Wir haken noch mal nach. Auch wenn wir ahnen, dass das nicht gut geht. Aber gleich in der ersten Szene des Films malträtiert sie einen Mann, der gerade seine Frau misshandelt hat (und von dem deutschen Schauspieler Volker Bruch gespielt wird). Dafür wurde ihre Lisbeth schon mehrfach zum „Poster-Girl“ der MeToo-Bewegung bezeichnet. Ist ihr das Label unangenehm? In der Tat, nickt sie. „Damit hat das gar nichts zu tun. MeToo ist eine sehr wichtige und bedeutende Bewegung für Frauen. Aber sie braucht kein Poster Girl.“ Wieder so ein Statement, das keine Nachfrage zulässt.

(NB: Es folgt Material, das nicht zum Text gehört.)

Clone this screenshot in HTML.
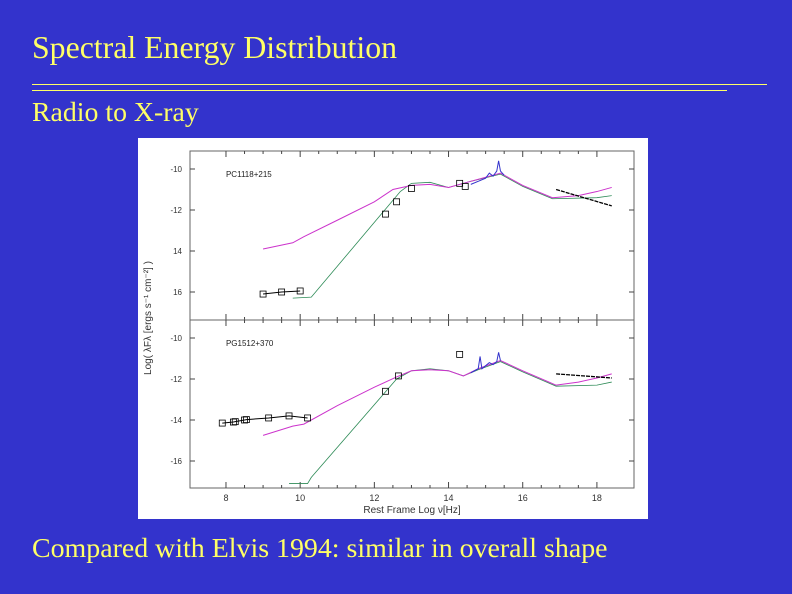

Wir machen, was Elizabeth II. in „The Crown“ in solchen Fällen auch getan hat. Wir schwenken auf unverfängliche Themen um. „Verschwörung“ wurde zum Teil in Berlin gedreht, überwiegend im Atelier, aber auch bei ein paar Außendrehs an Ecken, die im Film allerdings Stockholm darstellen sollen. Dreieinhalb Monate hat die Britin dafür in der deutschen Hauptstadt verbracht. Was hat sie da von Berlin gesehen? Hatte sie überhaupt Zeit dafür? „O ja, ich habe viel gesehen“, sagt sie. Und wird wirklich etwas lockerer. „Wenn ich irgendwo wegen Dreharbeiten lebe, geht es nicht darum, möglichst viel zu sehen. Aber mir ist schon wichtig, in der Stadt zu sein. Essen zu gehen. Spazieren zu gehen.“

Berlin sei eine wunderbare Stadt dafür: „Sie ist so überwältigend, so riesengroß. Ich habe es geliebt, durch die Parks zu schlendern, auf Flohmärkte zu gehen, in Cafés zu sitzen.“ Endlich kommt sie etwas aus der Reserve. Und wird beinahe persönlich. Doch da kommt schon, als sei das verabredet, die PR-Agentin und verkündet das vorzeitige Ende des Gesprächs. Alles ein wenig wie bei „The Crown“. Aber auch da haben wir ja sehen dürfen, wie die Gäste der Queen mit Würde das Audienz-Zimmer verlassen. Wir versuchen es ihnen gleich zu tun.